Pavelich was best known for his role in Team USA’s “Miracle on Ice” defeat of the Soviet Union in the 1980 Olympics. The team went on to win the gold medal that year.
He then scored over 30 goals in his first seasons with the New York Rangers, according to the Star Tribune.
“I will always be so grateful to have been given the opportunity to play and to have had a friend in Mark Pavelich,” his former teammate Ron Duguay said.
“He was the most unselfish, kind and courageous teammate. He was fearless. … The Ranger fans adored him.”
Pavelich scored 133 goals during his time with the Rangers.
Pavelich’s NHL career also included time with the Minnesota North Stars and San Jose Sharks.
Pavelich’s post-hockey life was plagued with legal, personal and mental issues, which eventually led to his incarceration for the 2019 assault.
In a statement on Twitter, USA Hockey extended its “deepest condolences to Mark’s family & friends” and said he would forever be “a part of hockey history.”
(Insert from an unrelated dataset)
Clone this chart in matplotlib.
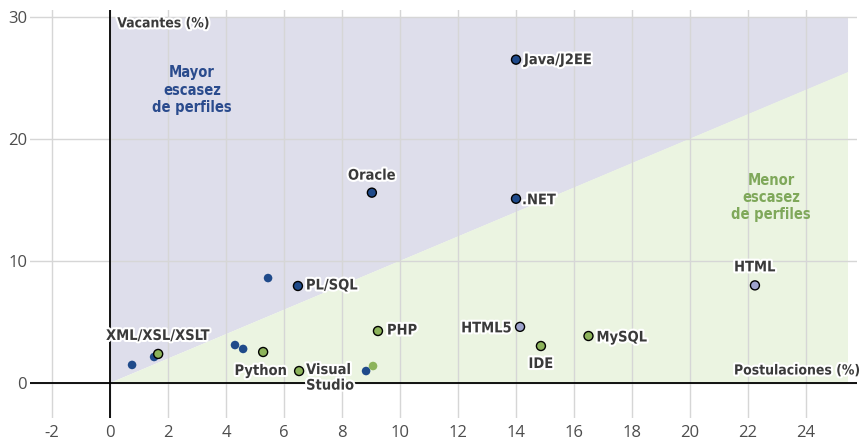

We are saddened to hear about the passing of 1980 Olympic gold medalist Mark Pavelich. We extend our deepest condolences to Mark’s family & friends.
Forever a part of hockey history. ?? pic.twitter.com/xS04DMGtLd
— USA Hockey (@usahockey) March 5, 2021
“The New York Rangers are saddened to learn of the passing of Mark Pavelich,” the Rangers said in a statement, Fox News reported.
“His determination, passion, and dazzling playmaking ability earned him the adoration of Rangers fans during his five-year tenure in New York. Mark helped inspire a nation through the integral role he played on the ‘Miracle on Ice’ team in the 1980 Winter Olympics., Our thoughts are with Mark’s loved ones during this difficult time.”